The New York legislature on Wednesday voted to extend the states eviction moratorium, protecting tenants facing financial hardships because of COVID-19 from being forced out of their homes through the end of the year.

The state Assembly and Senate, both of which are controlled by Democrats, voted to extend moratoria on residential and commercial evictions and foreclosures for individuals facing financial hardships stemming from COVID-19, in addition to the Tenant Safe Harbor Act, until Jan. 15. 2022.

The extension comes after New York Gov.

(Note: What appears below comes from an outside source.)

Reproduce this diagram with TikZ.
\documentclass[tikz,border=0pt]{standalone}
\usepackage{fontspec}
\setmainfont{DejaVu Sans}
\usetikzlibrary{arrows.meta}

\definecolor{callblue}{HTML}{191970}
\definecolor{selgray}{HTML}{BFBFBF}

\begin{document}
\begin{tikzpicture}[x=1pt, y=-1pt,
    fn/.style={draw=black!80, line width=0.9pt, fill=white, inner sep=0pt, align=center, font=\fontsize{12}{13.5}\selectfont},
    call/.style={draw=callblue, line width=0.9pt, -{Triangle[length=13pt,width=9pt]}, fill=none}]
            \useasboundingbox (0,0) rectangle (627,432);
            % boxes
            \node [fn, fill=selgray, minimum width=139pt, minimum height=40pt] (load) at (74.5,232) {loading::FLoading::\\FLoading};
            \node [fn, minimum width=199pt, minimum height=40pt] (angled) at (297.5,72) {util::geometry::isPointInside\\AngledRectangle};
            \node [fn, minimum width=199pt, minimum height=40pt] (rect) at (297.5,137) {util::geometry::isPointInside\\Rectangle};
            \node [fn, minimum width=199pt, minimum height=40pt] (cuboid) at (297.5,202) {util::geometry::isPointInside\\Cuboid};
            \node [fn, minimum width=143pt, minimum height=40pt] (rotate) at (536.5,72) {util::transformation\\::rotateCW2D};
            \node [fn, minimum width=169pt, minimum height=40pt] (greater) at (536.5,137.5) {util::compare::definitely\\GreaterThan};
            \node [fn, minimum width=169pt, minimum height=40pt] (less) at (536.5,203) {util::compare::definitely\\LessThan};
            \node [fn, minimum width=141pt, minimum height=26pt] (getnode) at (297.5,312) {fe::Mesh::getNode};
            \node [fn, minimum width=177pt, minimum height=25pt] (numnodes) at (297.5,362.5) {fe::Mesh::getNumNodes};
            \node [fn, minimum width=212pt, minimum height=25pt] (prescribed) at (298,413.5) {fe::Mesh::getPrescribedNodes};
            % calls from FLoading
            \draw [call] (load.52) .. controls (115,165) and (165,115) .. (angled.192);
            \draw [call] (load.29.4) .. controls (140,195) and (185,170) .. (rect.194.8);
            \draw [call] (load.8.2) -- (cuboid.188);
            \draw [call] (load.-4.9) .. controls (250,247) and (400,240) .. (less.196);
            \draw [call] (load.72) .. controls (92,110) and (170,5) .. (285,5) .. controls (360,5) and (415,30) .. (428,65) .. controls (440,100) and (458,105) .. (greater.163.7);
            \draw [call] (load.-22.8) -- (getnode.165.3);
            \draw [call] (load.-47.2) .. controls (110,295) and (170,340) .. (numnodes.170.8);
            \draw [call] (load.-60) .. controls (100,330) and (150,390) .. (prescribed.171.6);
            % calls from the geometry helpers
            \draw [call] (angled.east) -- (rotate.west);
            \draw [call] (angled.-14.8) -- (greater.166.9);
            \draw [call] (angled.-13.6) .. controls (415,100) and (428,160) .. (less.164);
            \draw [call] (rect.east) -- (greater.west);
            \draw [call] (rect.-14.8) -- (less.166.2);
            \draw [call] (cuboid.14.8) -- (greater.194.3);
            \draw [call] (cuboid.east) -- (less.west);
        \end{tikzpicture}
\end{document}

Kathy Hochul (D) called a special legislative session for Wednesday to extend the eviction moratorium after the Supreme Court blocked the federal eviction freeze that was implemented by the Biden administration.

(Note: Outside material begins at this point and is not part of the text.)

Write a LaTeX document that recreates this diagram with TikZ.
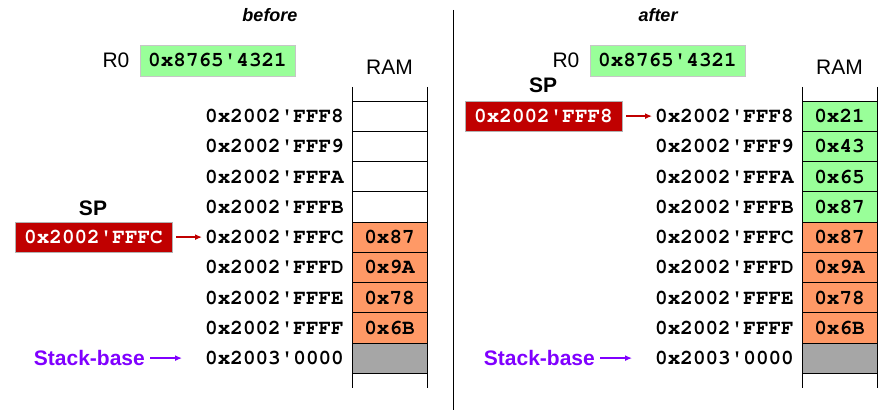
\documentclass[tikz,border=0pt]{standalone}
\usepackage[T1]{fontenc}
\usepackage{textcomp}
\usepackage{fontspec}
\setmainfont{Liberation Sans}
\usetikzlibrary{positioning,arrows.meta}

\definecolor{regGreen}{HTML}{99FF99}
\definecolor{stackOrange}{HTML}{FF9966}
\definecolor{spRed}{HTML}{C00000}
\definecolor{baseGray}{HTML}{A6A6A6}
\definecolor{basePurple}{HTML}{8000FF}

% Courier bold and a straight quote for the addresses
\newcommand{\courbf}{\fontencoding{T1}\fontfamily{pcr}\fontseries{b}\fontsize{21}{21}\selectfont}
\newcommand{\q}{\textquotesingle}

\tikzset{
  title/.style={font=\fontsize{18}{18}\selectfont\bfseries\itshape, inner sep=0pt},
  lbl/.style={font=\fontsize{21}{21}\selectfont, inner sep=0pt},
  spname/.style={font=\fontsize{21}{21}\selectfont\bfseries, inner sep=0pt},
  mono/.style={font=\courbf},
  addr/.style={mono, anchor=east, inner sep=0pt},
  reg/.style={mono, fill=regGreen, draw=gray!45, line width=0.8pt,
    minimum width=155pt, minimum height=31pt, inner sep=0pt},
  spbox/.style={mono, text=white, fill=spRed, draw=gray!60, line width=0.8pt,
    minimum width=157pt, minimum height=30pt, inner sep=0pt},
  cell/.style={mono, draw, line width=0.9pt, minimum width=75pt,
    minimum height=30.25pt, inner sep=0pt},
  base/.style={font=\fontsize{21}{21}\selectfont\bfseries, text=basePurple,
    anchor=east, inner sep=0pt},
  ptr/.style={-{Latex[length=7pt,width=6pt]}, line width=1.3pt},
}

\begin{document}
\begin{tikzpicture}[x=1pt, y=-1pt]
  \useasboundingbox (0,0) rectangle (894,417);

  % before
  \node[title] (tL) at (270,15) {before};
  \node[reg] (r0L) at (217.5,60.5) {0x8765\q4321};
  \node[lbl, left=10pt of r0L] (r0nameL) {R0};
  \node[lbl] (ramL) at (389.5,67) {RAM};
  \draw[line width=0.9pt] (352,87) -- (352,388) (427,87) -- (427,388);
  \foreach \ad/\val/\col [count=\i from 0] in {
      0x2002\q FFF8//white, 0x2002\q FFF9//white, 0x2002\q FFFA//white,
      0x2002\q FFFB//white, 0x2002\q FFFC/0x87/stackOrange,
      0x2002\q FFFD/0x9A/stackOrange, 0x2002\q FFFE/0x78/stackOrange,
      0x2002\q FFFF/0x6B/stackOrange, 0x2003\q 0000//baseGray}{
    \node[cell, fill=\col] (cL\i) at (389.5,116.1+30.25*\i) {\val};
    \node[addr] (aL\i) at (344,116.1+30.25*\i) {\ad};
  }
  \node[spname] (spnameL) at (93,208) {SP};
  \node[spbox] (spL) at (93.5,237.1) {0x2002\q FFFC};
  \draw[ptr, spRed, shorten <=4pt, shorten >=3pt] (spL) -- (aL4);
  \node[base] (sbL) at (145,358.1) {Stack-base};
  \draw[ptr, basePurple, shorten <=5pt, shorten >=23pt] (sbL) -- (aL8);

  \draw[line width=0.9pt] (453,10) -- (453,410);

  % after
  \node[title] (tR) at (658,15) {after};
  \node[reg] (r0R) at (667.5,60.5) {0x8765\q4321};
  \node[lbl, left=10pt of r0R] (r0nameR) {R0};
  \node[lbl] (ramR) at (839.5,67) {RAM};
  \draw[line width=0.9pt] (802,87) -- (802,388) (877,87) -- (877,388);
  \foreach \ad/\val/\col [count=\i from 0] in {
      0x2002\q FFF8/0x21/regGreen, 0x2002\q FFF9/0x43/regGreen,
      0x2002\q FFFA/0x65/regGreen, 0x2002\q FFFB/0x87/regGreen,
      0x2002\q FFFC/0x87/stackOrange, 0x2002\q FFFD/0x9A/stackOrange,
      0x2002\q FFFE/0x78/stackOrange, 0x2002\q FFFF/0x6B/stackOrange,
      0x2003\q 0000//baseGray}{
    \node[cell, fill=\col] (cR\i) at (839.5,116.1+30.25*\i) {\val};
    \node[addr] (aR\i) at (794,116.1+30.25*\i) {\ad};
  }
  \node[spname] (spnameR) at (543,85) {SP};
  \node[spbox] (spR) at (543.5,116.1) {0x2002\q FFF8};
  \draw[ptr, spRed, shorten <=4pt, shorten >=3pt] (spR) -- (aR0);
  \node[base] (sbR) at (595,358.1) {Stack-base};
  \draw[ptr, basePurple, shorten <=5pt, shorten >=23pt] (sbR) -- (aR8);
\end{tikzpicture}
\end{document}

The legislation passed, but received strong opposition from Republicans, according to The New York Times.

Hochul had been considering convening a special session to address the eviction moratorium, and ultimately made an announcement on Tuesday.

Her goal was to get the eviction freeze extended until Jan. 15.

The extension also came after the U.S. Supreme Court temporarily blocked part of New Yorks eviction moratorium, which barred landlords from challenging a tenants self-certified claim of financial hardship.

The legislation passed on Wednesday addressed the courts decision, providing a tool for landlords to challenge a tenants declaration of hardship in court.

If the hardship claim is bolstered, the court would then be mandated to tell parties to file an application for assistance, according to the assembly.

Assembly Speaker Carl Heastie (D) said the extension will give New Yorkers peace of mind.

By extending the eviction and foreclosure moratoriums for those suffering financial hardship, we will give New Yorkers the peace of mind that they can stay in their homes while they go through the process of getting rental assistance either through ERAP or the State Supplemental Rental Assistance Fund, Heastie said in a statement.

The Hill reached out to Hochul for comment.